# [DESCRIPTION OF THE TASK]
Below are the records; copy each line in them that holds the word "matplotlib".

# [DATA PROVIDED]

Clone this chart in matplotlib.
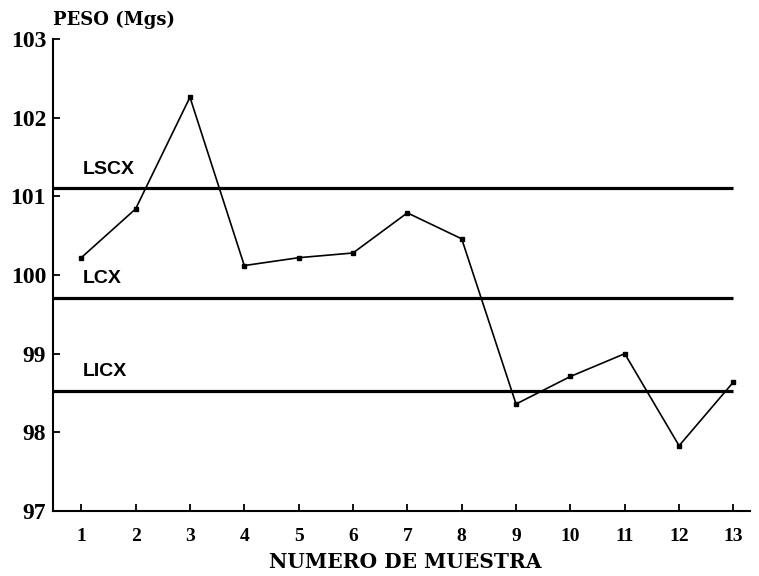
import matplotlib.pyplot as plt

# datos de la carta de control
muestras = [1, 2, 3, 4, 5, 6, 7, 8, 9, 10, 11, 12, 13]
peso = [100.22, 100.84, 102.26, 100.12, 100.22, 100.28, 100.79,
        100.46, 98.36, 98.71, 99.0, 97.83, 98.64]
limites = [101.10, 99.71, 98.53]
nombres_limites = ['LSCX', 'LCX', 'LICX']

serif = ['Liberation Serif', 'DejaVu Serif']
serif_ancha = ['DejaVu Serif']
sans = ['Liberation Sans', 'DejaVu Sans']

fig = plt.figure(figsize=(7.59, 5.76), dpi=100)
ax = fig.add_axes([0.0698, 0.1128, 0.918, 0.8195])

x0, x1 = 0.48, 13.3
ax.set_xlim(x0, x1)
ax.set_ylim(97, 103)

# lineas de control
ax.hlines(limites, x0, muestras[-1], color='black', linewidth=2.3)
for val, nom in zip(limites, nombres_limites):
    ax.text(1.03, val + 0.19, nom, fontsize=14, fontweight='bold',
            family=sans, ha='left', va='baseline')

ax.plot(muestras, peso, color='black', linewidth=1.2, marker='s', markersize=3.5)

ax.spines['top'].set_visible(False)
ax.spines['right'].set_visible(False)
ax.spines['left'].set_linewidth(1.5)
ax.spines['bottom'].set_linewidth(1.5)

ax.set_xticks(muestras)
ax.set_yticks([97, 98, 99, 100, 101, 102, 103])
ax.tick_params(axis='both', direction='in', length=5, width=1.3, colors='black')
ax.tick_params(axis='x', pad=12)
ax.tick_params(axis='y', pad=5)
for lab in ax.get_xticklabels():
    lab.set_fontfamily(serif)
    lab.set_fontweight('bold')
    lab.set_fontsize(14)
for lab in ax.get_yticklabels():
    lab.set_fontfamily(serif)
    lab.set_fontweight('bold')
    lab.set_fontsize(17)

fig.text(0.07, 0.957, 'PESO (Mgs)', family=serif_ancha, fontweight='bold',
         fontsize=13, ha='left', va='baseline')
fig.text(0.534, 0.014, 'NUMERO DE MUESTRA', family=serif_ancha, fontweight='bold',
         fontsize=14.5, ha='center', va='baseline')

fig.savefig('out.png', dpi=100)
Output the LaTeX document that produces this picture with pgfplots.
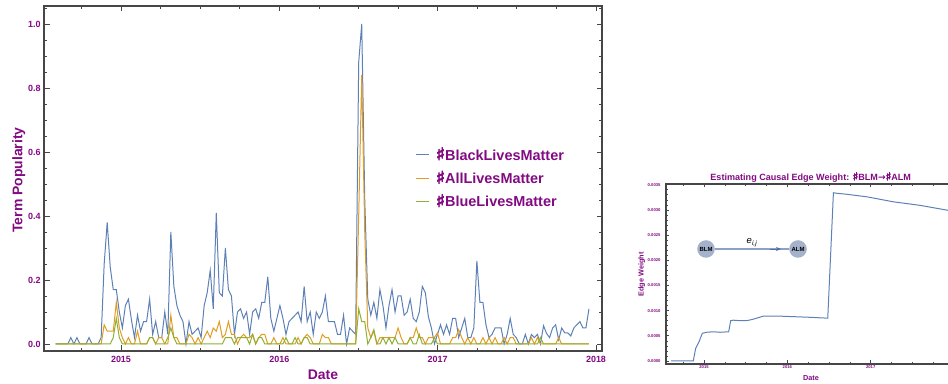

# [SOLUTION TO THIS PROBLEM]
Clone this chart in matplotlib.
import matplotlib.pyplot as plt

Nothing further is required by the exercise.